On Wednesday, May 14, 2025, a bug was found in the implementation of the ZKsync sequencer’s virtual machine (VM) that led to an unprovable batch being generated on Abstract. This led to a delay in finalization and withdrawals from the chain while the incident was being resolved. The sequencer VM was patched, and the fix was rolled out to all chains in the Elastic Network.

An emergency protocol upgrade was prepared and deployed to finalize the previously unproved batch. The ZKsync Security Council manually validated the batch that originally contained an issue.

No user funds were ever at risk and transactions were still processed normally during the incident.

Root cause

ZKsync has two different implementations of EraVM. The sequencer VM executes transactions quickly and returns results to users, while the prover VM later re-executes the same batch inside a ZK circuit to generate the proof. Both VMs must produce identical state roots and any behavioural drift makes the batch unprovable and therefore it is not possible to finalize such batch.

EraVM manages data in memory pages. The prover VM always expects a page to be available once it is allocated. However, the sequencer VM erases un-needed pages at the end of a call frame to save RAM. This asymmetry became critical inside CodeOracle, the contract that de-commits user-supplied bytecode into new memory page or loads from the existing one.

The bug appeared in transaction ran out of gas inside the CodeOracle system contract, right after bytecode de-commitment. In that situation, the CodeOracle call frame reverts but the memory page with the bytecode is already created. It causes the sequencer VM to immediately erase the page, even though CodeOracle had already registered the page as containing valid bytecode.

A later transaction in the same batch reused the now-cleared page and read zeros, while the prover VM expected the correct code. The two VMs therefore diverged, and the batch could not be proven.

Impact

Because the prover could not reproduce the sequencer’s state root, the affected batch #16529 on the Abstract network and subsequent batches until batch #16788, remained not finalized. No other batches or networks were affected. Those transactions that accessed the problematic memory page were incorrectly marked as failed by the sequencer VM: they paid gas and had their nonces bumped, but their intended state changes did not appear onchain.

Finalization on Abstract halted for roughly two days while the Security Council replayed the batch. During this window all new transactions were still accepted, ordered, and executed onchain, but they could not be finalized and so withdrawals were not possible to finalize on L1. User balances remained correct onchain and no funds were ever at risk. The issue affected 10 transactions and the ability to finalize and bridge assets until the fix was deployed and the backlog of batches was proven.

Mitigation efforts

On Wednesday evening (UTC-time), May 13, the Matter Labs and Abstract engineering teams were alerted after the prover failed to generate a batch.
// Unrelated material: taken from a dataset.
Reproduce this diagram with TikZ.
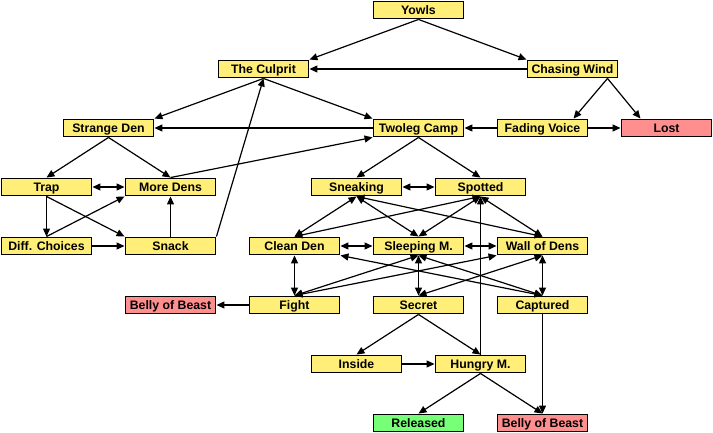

The Security Council was informed about the issue and was asked to independently verify the batch in question. The Emergency Board, made up of the Security Council, Guardians, and the ZKsync Foundation were alerted and asked to be prepared for a potential emergency upgrade.

By around 03:00 UTC on Thursday, May 14, the teams had isolated the root cause and confirmed that the problem was limited to ten transactions failing inside Abstract batch 16529. The Matter Labs team prepared a node patch to fix the root cause and began updating ZK chains to the patched node version.

To resolve the problem with the unprovable batch, two options were considered:

(1) revert the batch; or
(2) execute an emergency upgrade to approve it.

As the batch contained no corrupted storage writes, the Security Council decided to manually review and approve it. Once approved, the patched sequencer replayed batch 16529, the backlog of batches finalized, and normal operation resumed.

On Friday, May 15, all mainnet ZK chains were patched and the emergency upgrade was executed.

Scope

Versions with patch:

Node
- V28 - v28.2.1
- V27 - v27.5.7
Prover
- v27 - 20.3.4
- v28 - 21.1.0

The transaction that reproduced the issue: abscan.org

The node patch: Commit d3ef62f

Closing statement

We appreciate the support of the Elastic Network chains and partners during this incident and are sorry for the disruption it caused. Thank you to the teams, including chain and node operators, who worked rapidly to apply the patches.